1. The nature of the Interstate Commerce Commission's order.

In its specific direction, the order merely prohibits charging higher rates to and from Sioux City than to and from the five South Dakota cities. It could be complied with (a) by reducing the interstate rates to the South Dakota scale, or (b) by raising the South Dakota rates to the interstate scale, or (c) by reducing one and raising the other until equality is reached in an intermediate scale. The report (which is made a part of the order) contains, among other things, a finding that the interstate rate which was prescribed by the Commission was not shown to be unreasonable. This finding gives implied authority to the express companies both to maintain its interstate rates and to raise to their level the intrastate rates involved. The Shreveport Case (Houston, E. & W. T. R. Co. v. United States), 234 U. S. 342. For, if the interstate rates are maintained, the discrimination can be removed only by raising the intrastate rates.

But the finding that discrimination exists and that the interstate rates are reasonable does not necessarily imply a finding that the intrastate rates are unreasonable. Both rates may lie within the zone of reasonableness and yet involve unjust discrimination. Interstate Commerce Commission v. Baltimore & Ohio R. Co., 145 U. S. 263, 145 U. S. 277. Proceedings to remove unjust discrimination are aimed directly only at the relation of rates. If, in such a proceeding, an unreasonable rate is uncovered and that rate made reasonable, it is done as a means to the end of removing discrimination. The correction is an incident merely.

2. The power of the Interstate Commerce Commission.

The Supreme Court of South Dakota declares:

"If the purported order of the Commission does, in any respect, regulate intrastate commerce, it is to that extent

Page 244 U. S. 625

void, owing to the Commission's want of jurisdiction over the subject matter."

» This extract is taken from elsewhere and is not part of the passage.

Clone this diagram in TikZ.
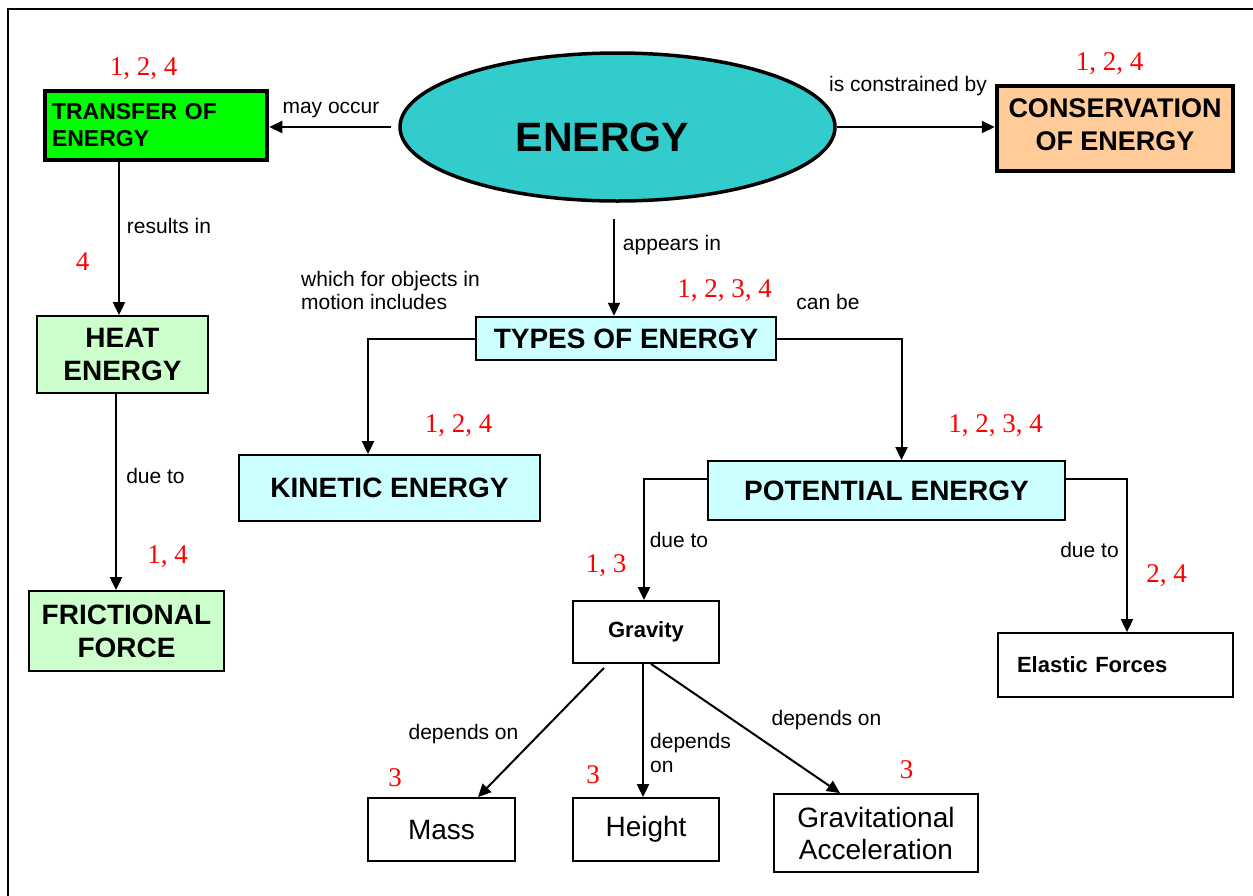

That court denies not only the intent of Congress to confer upon the Commission authority to remove an existing discrimination against interstate commerce by directing a change of an intrastate rate prescribed by state authority, but denies also the power of Congress under the Constitution to confer such power upon the Commission or to exercise it directly. The existence of such power and authority should not have been questioned since the decision of this Court in the Shreveport case.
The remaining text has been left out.